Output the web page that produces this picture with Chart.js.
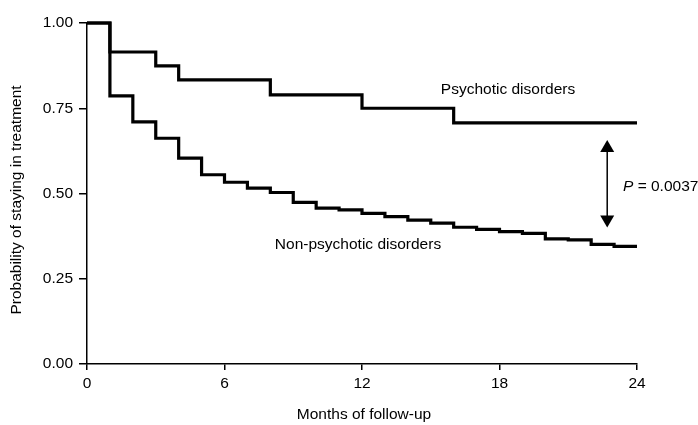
<!DOCTYPE html>
<html lang="en">
<head>
  <meta charset="UTF-8">
  <title>Probability of staying in treatment</title>
  <script src="https://cdn.jsdelivr.net/npm/chart.js"></script>
  <style>
    html, body { margin: 0; padding: 0; background: #fff; }
    #wrap { width: 698px; height: 425px; }
  </style>
</head>
<body>
  <div id="wrap"><canvas id="kmChart"></canvas></div>

  <script>
    // Kaplan-Meier curves (month, survival)
    const psychMonths = [0, 1, 3, 4, 8, 12, 16, 24];
    const psychValues = [1.00, 0.915, 0.874, 0.833, 0.789, 0.750, 0.707, 0.707];

    const nonPsychMonths = [0, 1, 2, 3, 4, 5, 6, 7, 8, 9, 10, 11, 12, 13, 14, 15, 16, 17, 18, 19, 20, 21, 22, 23, 24];
    const nonPsychValues = [1.00, 0.786, 0.710, 0.662, 0.604, 0.555, 0.533, 0.516, 0.503, 0.474, 0.457, 0.452, 0.442, 0.432, 0.422, 0.413, 0.401, 0.395, 0.388, 0.383, 0.367, 0.364, 0.351, 0.345, 0.345];

    const xTicks = [0, 6, 12, 18, 24];
    const yTicks = [0, 0.25, 0.5, 0.75, 1.0];

    // arrow between the curves, in data units
    const arrowMonth = 22.7;
    const arrowFrom = 0.657;
    const arrowTo = 0.400;

    const FONT = '"Liberation Sans", Arial, Helvetica, sans-serif';

    function toPoints(xs, ys) {
      return xs.map((x, i) => ({ x: x, y: ys[i] }));
    }

    const notes = {
      id: 'notes',
      afterDraw(chart) {
        const ctx = chart.ctx;
        const xs = chart.scales.x, ys = chart.scales.y;
        ctx.save();
        ctx.fillStyle = '#000';
        ctx.strokeStyle = '#000';
        ctx.font = '15.5px ' + FONT;
        ctx.textBaseline = 'middle';
        ctx.textAlign = 'center';
        ctx.fillText('Psychotic disorders', 508, 90);
        ctx.fillText('Non-psychotic disorders', 358, 245);
        ctx.fillText('Months of follow-up', 364, 415);

        // y title
        ctx.save();
        ctx.translate(17, 200);
        ctx.rotate(-Math.PI / 2);
        ctx.fillText('Probability of staying in treatment', 0, 0);
        ctx.restore();

        // P value
        ctx.textAlign = 'left';
        ctx.font = 'italic 15.5px ' + FONT;
        ctx.fillText('P', 623, 187);
        const pw = ctx.measureText('P').width;
        ctx.font = '15.5px ' + FONT;
        ctx.fillText(' = 0.0037', 623 + pw, 187);

        // double arrow
        const ax = xs.getPixelForValue(arrowMonth);
        const y1 = ys.getPixelForValue(arrowFrom);
        const y2 = ys.getPixelForValue(arrowTo);
        ctx.lineWidth = 1.5;
        ctx.beginPath();
        ctx.moveTo(ax, y1 + 8);
        ctx.lineTo(ax, y2 - 8);
        ctx.stroke();
        ctx.beginPath();
        ctx.moveTo(ax, y1);
        ctx.lineTo(ax - 7, y1 + 12);
        ctx.lineTo(ax + 7, y1 + 12);
        ctx.closePath();
        ctx.fill();
        ctx.beginPath();
        ctx.moveTo(ax, y2);
        ctx.lineTo(ax - 7, y2 - 12);
        ctx.lineTo(ax + 7, y2 - 12);
        ctx.closePath();
        ctx.fill();
        ctx.restore();
      }
    };

    new Chart(document.getElementById('kmChart'), {
      type: 'line',
      data: {
        datasets: [{
          label: 'Psychotic disorders',
          data: toPoints(psychMonths, psychValues),
          borderColor: '#000',
          borderWidth: 3.2,
          stepped: 'before',
          pointRadius: 0,
          fill: false,
          clip: false
        }, {
          label: 'Non-psychotic disorders',
          data: toPoints(nonPsychMonths, nonPsychValues),
          borderColor: '#000',
          borderWidth: 3.2,
          stepped: 'before',
          pointRadius: 0,
          fill: false,
          clip: false
        }]
      },
      options: {
        responsive: true,
        maintainAspectRatio: false,
        animation: false,
        layout: { padding: { top: 23, right: 61, left: 0, bottom: 0 } },
        plugins: {
          legend: { display: false },
          tooltip: { enabled: false }
        },
        scales: {
          x: {
            type: 'linear',
            min: 0,
            max: 24,
            afterBuildTicks(scale) { scale.ticks = xTicks.map(v => ({ value: v })); },
            afterFit(scale) { scale.height = 61; },
            grid: { drawOnChartArea: false, color: '#000', tickLength: 6, lineWidth: 1.5 },
            border: { color: '#000', width: 1.5 },
            ticks: { color: '#000', padding: 4, font: { family: FONT, size: 15.5 }, maxRotation: 0 }
          },
          y: {
            min: 0,
            max: 1,
            afterBuildTicks(scale) { scale.ticks = yTicks.map(v => ({ value: v })); },
            afterFit(scale) { scale.width = 87; },
            grid: { drawOnChartArea: false, color: '#000', tickLength: 8, lineWidth: 1.5 },
            border: { color: '#000', width: 1.5 },
            ticks: {
              color: '#000',
              padding: 6,
              font: { family: FONT, size: 15.5 },
              callback: v => v.toFixed(2)
            }
          }
        }
      },
      plugins: [notes]
    });
  </script>
</body>
</html>
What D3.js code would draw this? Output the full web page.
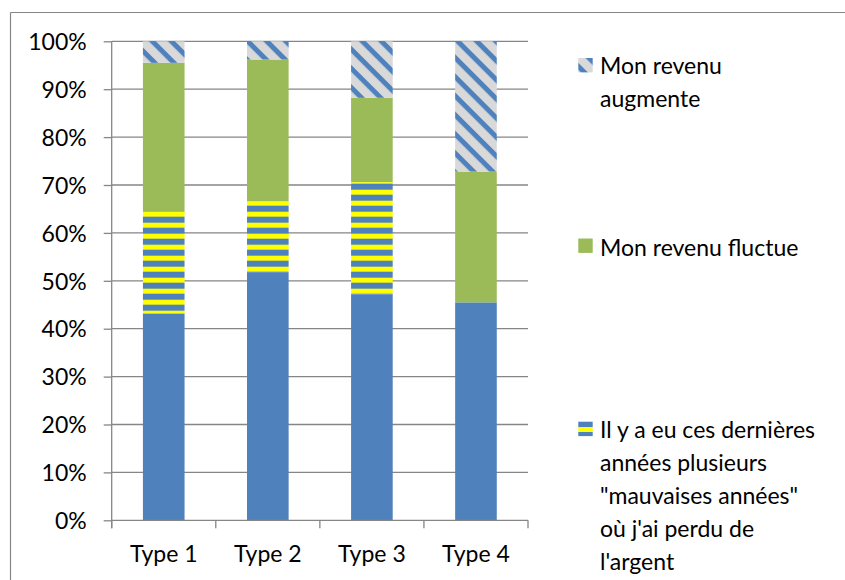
<!DOCTYPE html>
<html>
<head>
<meta charset="utf-8">
<script src="https://cdn.jsdelivr.net/npm/d3@7"></script>
<style>
  html, body { margin: 0; padding: 0; background: #fff; }
  svg { display: block; font-family: Lato, "Open Sans", sans-serif; }
</style>
</head>
<body>
<svg id="chart" width="845" height="580"></svg>
<script>
// ---- data ----
const categories = ["Type 1", "Type 2", "Type 3", "Type 4"];
const seriesNames = ["base", "mauvaises", "fluctue", "augmente"];
const baseValues      = [43.2, 51.8, 47.1, 45.5];
const mauvaisesValues = [21.2, 14.8, 23.5, 0];
const fluctueValues   = [31.1, 29.6, 17.6, 27.3];
const augmenteValues  = [4.5, 3.8, 11.8, 27.2];
const yTicks = [0, 10, 20, 30, 40, 50, 60, 70, 80, 90, 100];
const legendItems = [
  { key: "augmente", lines: ["Mon revenu", "augmente"] },
  { key: "fluctue", lines: ["Mon revenu fluctue"] },
  { key: "mauvaises", lines: ["Il y a eu ces dernières", "années plusieurs", "\"mauvaises années\"", "où j'ai perdu de", "l'argent"] }
];

const rows = categories.map((c, i) => ({
  cat: c,
  base: baseValues[i],
  mauvaises: mauvaisesValues[i],
  fluctue: fluctueValues[i],
  augmente: augmenteValues[i]
}));

const svg = d3.select("#chart");
const BLUE = "#4F81BD", GREEN = "#9BBB59", YELLOW = "#FFFF00", GREY = "#D9D9D9", AXIS = "#868686";

// chart border (top and left visible)
svg.append("line").attr("x1", 10.5).attr("x2", 845).attr("y1", 12.5).attr("y2", 12.5).attr("stroke", AXIS).attr("stroke-width", 1.2);
svg.append("line").attr("x1", 10.5).attr("x2", 10.5).attr("y1", 12.5).attr("y2", 580).attr("stroke", AXIS).attr("stroke-width", 1.2);

const x = d3.scaleBand().domain(categories).range([111.7, 528]).paddingInner(0.6).paddingOuter(0.3);
const y = d3.scaleLinear().domain([0, 100]).range([520.3, 41.3]);

// patterns
const defs = svg.append("defs");
const hp = defs.append("pattern").attr("id", "hstripe").attr("patternUnits", "userSpaceOnUse")
  .attr("x", 0).attr("y", y(0) - 0.6).attr("width", 20).attr("height", 11);
hp.append("rect").attr("width", 20).attr("height", 11).attr("fill", BLUE);
hp.append("rect").attr("width", 20).attr("height", 5).attr("fill", YELLOW);

const hpl = defs.append("pattern").attr("id", "hstripeLegend").attr("patternUnits", "userSpaceOnUse")
  .attr("x", 0).attr("y", 427).attr("width", 20).attr("height", 11);
hpl.append("rect").attr("width", 20).attr("height", 11).attr("fill", BLUE);
hpl.append("rect").attr("width", 20).attr("height", 5).attr("fill", YELLOW);

const dp = defs.append("pattern").attr("id", "diag").attr("patternUnits", "userSpaceOnUse")
  .attr("width", 13.5).attr("height", 13.5).attr("patternTransform", "rotate(45)");
dp.append("rect").attr("width", 13.5).attr("height", 13.5).attr("fill", GREY);
dp.append("rect").attr("x", 0).attr("width", 13.5).attr("height", 5).attr("fill", BLUE);

const fills = { base: BLUE, mauvaises: "url(#hstripe)", fluctue: GREEN, augmente: "url(#diag)" };
const legendFills = { mauvaises: "url(#hstripeLegend)", fluctue: GREEN, augmente: "url(#diag)" };

// gridlines
svg.append("g").selectAll("line").data(yTicks.filter(d => d > 0)).join("line")
  .attr("x1", 111.7).attr("x2", 528)
  .attr("y1", d => y(d)).attr("y2", d => y(d))
  .attr("stroke", AXIS).attr("stroke-width", 1.3);

// bars
const stack = d3.stack().keys(seriesNames);
const stacked = stack(rows);
svg.append("g").selectAll("g").data(stacked).join("g")
  .attr("fill", d => fills[d.key])
  .selectAll("rect").data(d => d).join("rect")
  .attr("x", d => x(d.data.cat))
  .attr("width", x.bandwidth())
  .attr("y", d => y(d[1]))
  .attr("height", d => y(d[0]) - y(d[1]));

// y axis
const yAxis = d3.axisLeft(y).tickValues(yTicks).tickFormat(d => d + "%").tickSize(8).tickPadding(17);
const gy = svg.append("g").attr("transform", "translate(111.7,0)").call(yAxis);
gy.select(".domain").remove();
gy.append("line").attr("x1", 0).attr("x2", 0).attr("y1", y(100)).attr("y2", y(0) + 8).attr("stroke", AXIS).attr("stroke-width", 1.3);
gy.selectAll(".tick line").attr("stroke", AXIS).attr("stroke-width", 1.3);
gy.selectAll(".tick text").attr("font-size", 23).attr("fill", "#000").attr("font-family", "Lato").attr("dy", "0.36em");

// x axis
const xAxis = d3.axisBottom(x).tickSize(0).tickPadding(25);
const gx = svg.append("g").attr("transform", `translate(0,${y(0)})`).call(xAxis);
gx.select(".domain").remove();
gx.append("line").attr("x1", 111.7).attr("x2", 528).attr("y1", 0).attr("y2", 0).attr("stroke", AXIS).attr("stroke-width", 1.3);
const bounds = categories.map(c => x(c) - x.step() * x.paddingInner() / 2).concat([528]);
gx.selectAll(".bound").data(bounds).join("line").attr("class", "bound")
  .attr("x1", d => d).attr("x2", d => d).attr("y1", 0).attr("y2", 8)
  .attr("stroke", AXIS).attr("stroke-width", 1.3);
gx.selectAll(".tick text").attr("font-size", 23).attr("fill", "#000").attr("font-family", "Lato").attr("dy", "0.71em");

// legend
const legendTop = { augmente: 58, fluctue: 238.5, mauvaises: 421.7 };
const legendBase = { augmente: 74, fluctue: 256, mauvaises: 438 };
const lg = svg.append("g");
legendItems.forEach(item => {
  lg.append("rect").attr("x", 578.3).attr("y", legendTop[item.key]).attr("width", 14.4).attr("height", 14.4)
    .attr("fill", legendFills[item.key]);
  const t = lg.append("text").attr("x", 600).attr("y", legendBase[item.key])
    .attr("font-size", 23).attr("font-family", "Lato").attr("fill", "#000");
  item.lines.forEach((l, i) => {
    t.append("tspan").attr("x", 600).attr("dy", i === 0 ? 0 : 33).text(l);
  });
});
</script>
</body>
</html>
- - - - - - -
Write down every line from the opening of the listing to the line with "ctx.fillText(' = 0.0037', 623", both included, and nothing else; the pictures are omitted.

◆ RIGHT ANSWER:
Output the web page that produces this picture with Chart.js.
<!DOCTYPE html>
<html lang="en">
<head>
  <meta charset="UTF-8">
  <title>Probability of staying in treatment</title>
  <script src="https://cdn.jsdelivr.net/npm/chart.js"></script>
  <style>
    html, body { margin: 0; padding: 0; background: #fff; }
    #wrap { width: 698px; height: 425px; }
  </style>
</head>
<body>
  <div id="wrap"><canvas id="kmChart"></canvas></div>

  <script>
    // Kaplan-Meier curves (month, survival)
    const psychMonths = [0, 1, 3, 4, 8, 12, 16, 24];
    const psychValues = [1.00, 0.915, 0.874, 0.833, 0.789, 0.750, 0.707, 0.707];

    const nonPsychMonths = [0, 1, 2, 3, 4, 5, 6, 7, 8, 9, 10, 11, 12, 13, 14, 15, 16, 17, 18, 19, 20, 21, 22, 23, 24];
    const nonPsychValues = [1.00, 0.786, 0.710, 0.662, 0.604, 0.555, 0.533, 0.516, 0.503, 0.474, 0.457, 0.452, 0.442, 0.432, 0.422, 0.413, 0.401, 0.395, 0.388, 0.383, 0.367, 0.364, 0.351, 0.345, 0.345];

    const xTicks = [0, 6, 12, 18, 24];
    const yTicks = [0, 0.25, 0.5, 0.75, 1.0];

    // arrow between the curves, in data units
    const arrowMonth = 22.7;
    const arrowFrom = 0.657;
    const arrowTo = 0.400;

    const FONT = '"Liberation Sans", Arial, Helvetica, sans-serif';

    function toPoints(xs, ys) {
      return xs.map((x, i) => ({ x: x, y: ys[i] }));
    }

    const notes = {
      id: 'notes',
      afterDraw(chart) {
        const ctx = chart.ctx;
        const xs = chart.scales.x, ys = chart.scales.y;
        ctx.save();
        ctx.fillStyle = '#000';
        ctx.strokeStyle = '#000';
        ctx.font = '15.5px ' + FONT;
        ctx.textBaseline = 'middle';
        ctx.textAlign = 'center';
        ctx.fillText('Psychotic disorders', 508, 90);
        ctx.fillText('Non-psychotic disorders', 358, 245);
        ctx.fillText('Months of follow-up', 364, 415);

        // y title
        ctx.save();
        ctx.translate(17, 200);
        ctx.rotate(-Math.PI / 2);
        ctx.fillText('Probability of staying in treatment', 0, 0);
        ctx.restore();

        // P value
        ctx.textAlign = 'left';
        ctx.font = 'italic 15.5px ' + FONT;
        ctx.fillText('P', 623, 187);
        const pw = ctx.measureText('P').width;
        ctx.font = '15.5px ' + FONT;
        ctx.fillText(' = 0.0037', 623 + pw, 187);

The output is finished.